CD Cover Daft Punk

Review by Darren Gawle

45-second excerpt from "Revolution 909" (various formats)

O.K., so by now it seems like only a hermit wouldn't know who Daft Punk is and wouldn't be getting really fucked off about seeing that video for the 1000th time. Time to ask yourself if the rest of the album is any good, then.

Well, no, this isn't exactly a good album by any stretch of the imagination. Aside from tracks like "Revolution 909" and "Fresh," Homework is the work of a couple of DJs who sound amateurish at best. Just about all of the songs follow the same formula of starting off with a drumbeat for the first minute-and-a-half and then slowly bringing in other elements, so that by the end of the song you've listened to the same riff over and over again for up to seven minutes (assuming you haven't pushed the track skip button already.)

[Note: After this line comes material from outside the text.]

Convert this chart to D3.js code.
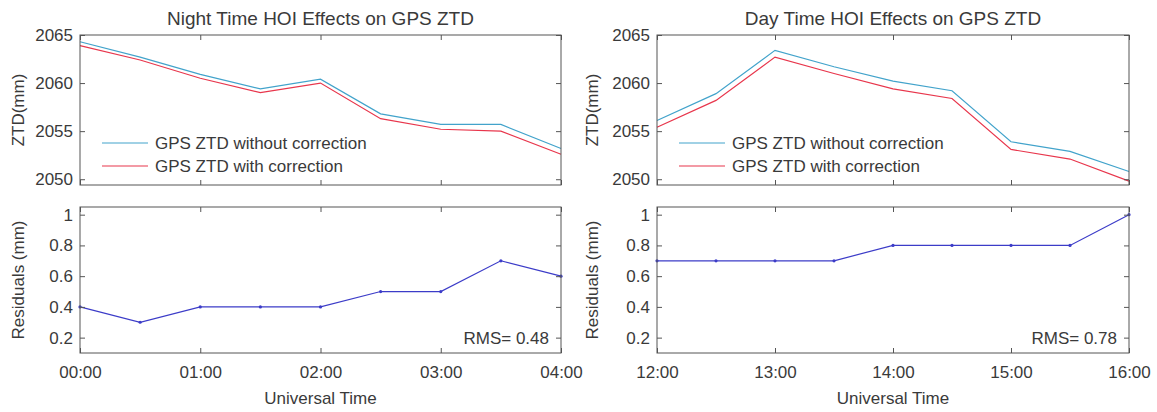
<!DOCTYPE html>
<html>
<head>
<meta charset="utf-8">
<script src="https://cdnjs.cloudflare.com/ajax/libs/d3/7.8.5/d3.min.js"></script>
<style>
  body { margin: 0; background: #fff; }
  svg text { font-family: "Liberation Sans", Arial, Helvetica, sans-serif; fill: #3a3a3a; }
  .tick line { stroke: #555; }
</style>
</head>
<body>
<svg id="chart" width="1157" height="412"></svg>
<script>
// half-hour epochs, hours since start of window
const epochs = [0, 0.5, 1, 1.5, 2, 2.5, 3, 3.5, 4];
const hourTicks = [0, 1, 2, 3, 4];
const nightTickLabels = ["00:00", "01:00", "02:00", "03:00", "04:00"];
const dayTickLabels = ["12:00", "13:00", "14:00", "15:00", "16:00"];
const ztdTicks = [2050, 2055, 2060, 2065];
const residTicks = [0.2, 0.4, 0.6, 0.8, 1];

const nightZtdNoCorr = [2064.3, 2062.7, 2060.9, 2059.4, 2060.4, 2056.8, 2055.7, 2055.7, 2053.2];
const nightZtdCorr = [2063.9, 2062.4, 2060.5, 2059.0, 2060.0, 2056.3, 2055.2, 2055.0, 2052.6];
const nightResid = [0.4, 0.3, 0.4, 0.4, 0.4, 0.5, 0.5, 0.7, 0.6];
const nightRms = "0.48";

const dayZtdNoCorr = [2056.1, 2058.9, 2063.4, 2061.7, 2060.2, 2059.2, 2053.9, 2052.9, 2050.8];
const dayZtdCorr = [2055.4, 2058.2, 2062.7, 2061.0, 2059.4, 2058.4, 2053.1, 2052.1, 2049.8];
const dayResid = [0.7, 0.7, 0.7, 0.7, 0.8, 0.8, 0.8, 0.8, 1.0];
const dayRms = "0.78";

const seriesNames = ["GPS ZTD without correction", "GPS ZTD with correction"];
const colors = { noCorr: "#42a3cb", corr: "#e8364c", resid: "#3c3cc8", box: "#555" };
const fs = 17;

const svg = d3.select("#chart");

const panels = [
  { title: "Night Time HOI Effects on GPS ZTD", x0: 80, x1: 561, labels: nightTickLabels,
    noCorr: nightZtdNoCorr, corr: nightZtdCorr, resid: nightResid, rms: nightRms, ylabX: 18 },
  { title: "Day Time HOI Effects on GPS ZTD", x0: 657, x1: 1129, labels: dayTickLabels,
    noCorr: dayZtdNoCorr, corr: dayZtdCorr, resid: dayResid, rms: dayRms, ylabX: 592 }
];

const upperBox = { y0: 35, y1: 185 };
const lowerBox = { y0: 207, y1: 353 };

function drawBox(g, x, y) {
  const [xa, xb] = x.range();
  const [yb, ya] = y.range();
  g.append("rect")
    .attr("x", xa).attr("y", ya)
    .attr("width", xb - xa).attr("height", yb - ya)
    .attr("fill", "none").attr("stroke", colors.box).attr("stroke-width", 1);
}

function drawAxes(g, x, y, yTicks, xLabels, yFmt) {
  const [xa, xb] = x.range();
  const [yb, ya] = y.range();
  // bottom
  const bx = g.append("g").attr("transform", `translate(0,${yb})`)
    .call(d3.axisBottom(x).tickValues(hourTicks).tickSizeInner(-5).tickSizeOuter(0).tickPadding(13)
      .tickFormat((d, i) => xLabels ? xLabels[i] : ""));
  // top
  const tx = g.append("g").attr("transform", `translate(0,${ya})`)
    .call(d3.axisTop(x).tickValues(hourTicks).tickSizeInner(-5).tickSizeOuter(0).tickFormat(""));
  // left
  const ly = g.append("g").attr("transform", `translate(${xa},0)`)
    .call(d3.axisLeft(y).tickValues(yTicks).tickSizeInner(-5).tickSizeOuter(0).tickPadding(7).tickFormat(yFmt));
  // right
  const ry = g.append("g").attr("transform", `translate(${xb},0)`)
    .call(d3.axisRight(y).tickValues(yTicks).tickSizeInner(-5).tickSizeOuter(0).tickFormat(""));
  [bx, tx, ly, ry].forEach(a => {
    a.select(".domain").remove();
    a.selectAll("text").attr("font-size", fs).style("fill", "#3a3a3a");
  });
}

panels.forEach(p => {
  const g = svg.append("g");
  const x = d3.scaleLinear().domain([0, 4]).range([p.x0, p.x1]);
  const yZ = d3.scaleLinear().domain([2049.4, 2065]).range([upperBox.y1, upperBox.y0]);
  const yR = d3.scaleLinear().domain([0.1, 1.05]).range([lowerBox.y1, lowerBox.y0]);

  // --- upper: ZTD ---
  const lineZ = d3.line().x((d, i) => x(epochs[i])).y(d => yZ(d));
  g.append("path").datum(p.noCorr).attr("d", lineZ)
    .attr("fill", "none").attr("stroke", colors.noCorr).attr("stroke-width", 1.2);
  g.append("path").datum(p.corr).attr("d", lineZ)
    .attr("fill", "none").attr("stroke", colors.corr).attr("stroke-width", 1.2);

  drawAxes(g, x, yZ, ztdTicks, null, d3.format("d"));
  drawBox(g, x, yZ);

  // legend
  const leg = g.append("g").attr("transform", `translate(${p.x0 + 22},0)`);
  [[colors.noCorr, 143], [colors.corr, 166]].forEach(([c, ly], i) => {
    leg.append("line").attr("x1", 0).attr("x2", 46).attr("y1", ly).attr("y2", ly)
      .attr("stroke", c).attr("stroke-width", 1.2);
    leg.append("text").attr("x", 53).attr("y", ly).attr("dy", "0.35em")
      .attr("font-size", fs).text(seriesNames[i]);
  });

  g.append("text").attr("x", (p.x0 + p.x1) / 2).attr("y", 18).attr("dy", "0.35em")
    .attr("text-anchor", "middle").attr("font-size", 19).text(p.title);

  g.append("text").attr("transform", `translate(${p.ylabX},${(upperBox.y0 + upperBox.y1) / 2}) rotate(-90)`)
    .attr("dy", "0.35em").attr("text-anchor", "middle").attr("font-size", fs).text("ZTD(mm)");

  // --- lower: residuals ---
  const lineR = d3.line().x((d, i) => x(epochs[i])).y(d => yR(d));
  g.append("path").datum(p.resid).attr("d", lineR)
    .attr("fill", "none").attr("stroke", colors.resid).attr("stroke-width", 1.2);
  g.selectAll(null).data(p.resid).enter().append("circle")
    .attr("cx", (d, i) => x(epochs[i])).attr("cy", d => yR(d)).attr("r", 1.6)
    .attr("fill", colors.resid);

  drawAxes(g, x, yR, residTicks, p.labels, d => d === 1 ? "1" : d3.format(".1f")(d));
  drawBox(g, x, yR);

  g.append("text").attr("x", p.x1 - 12).attr("y", yR(0.2)).attr("dy", "0.35em")
    .attr("text-anchor", "end").attr("font-size", fs).text("RMS= " + p.rms);

  g.append("text").attr("transform", `translate(${p.ylabX},${(lowerBox.y0 + lowerBox.y1) / 2}) rotate(-90)`)
    .attr("dy", "0.35em").attr("text-anchor", "middle").attr("font-size", fs).text("Residuals (mm)");

  g.append("text").attr("x", (p.x0 + p.x1) / 2).attr("y", 398).attr("dy", "0.35em")
    .attr("text-anchor", "middle").attr("font-size", fs).text("Universal Time");
});
</script>
</body>
</html>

In some way, though, this is probably why "Da Funk" has been such a hit -- people associate the song more with its video than as a song in its own right. "Fresh" rises above this problem by conveying a definite atmosphere and by having the best melody on the album, but after the irritating four minutes of feedback during "Rollin' & Scratchin'," I'll respect anyone who can willingly sit through the rest of the album.

If you already own Homework, best to bring it to the record exchange before it floods the second-hand market -- or else it will sit at the back of your closet with your Soup Dragons and Blind Melon CD's.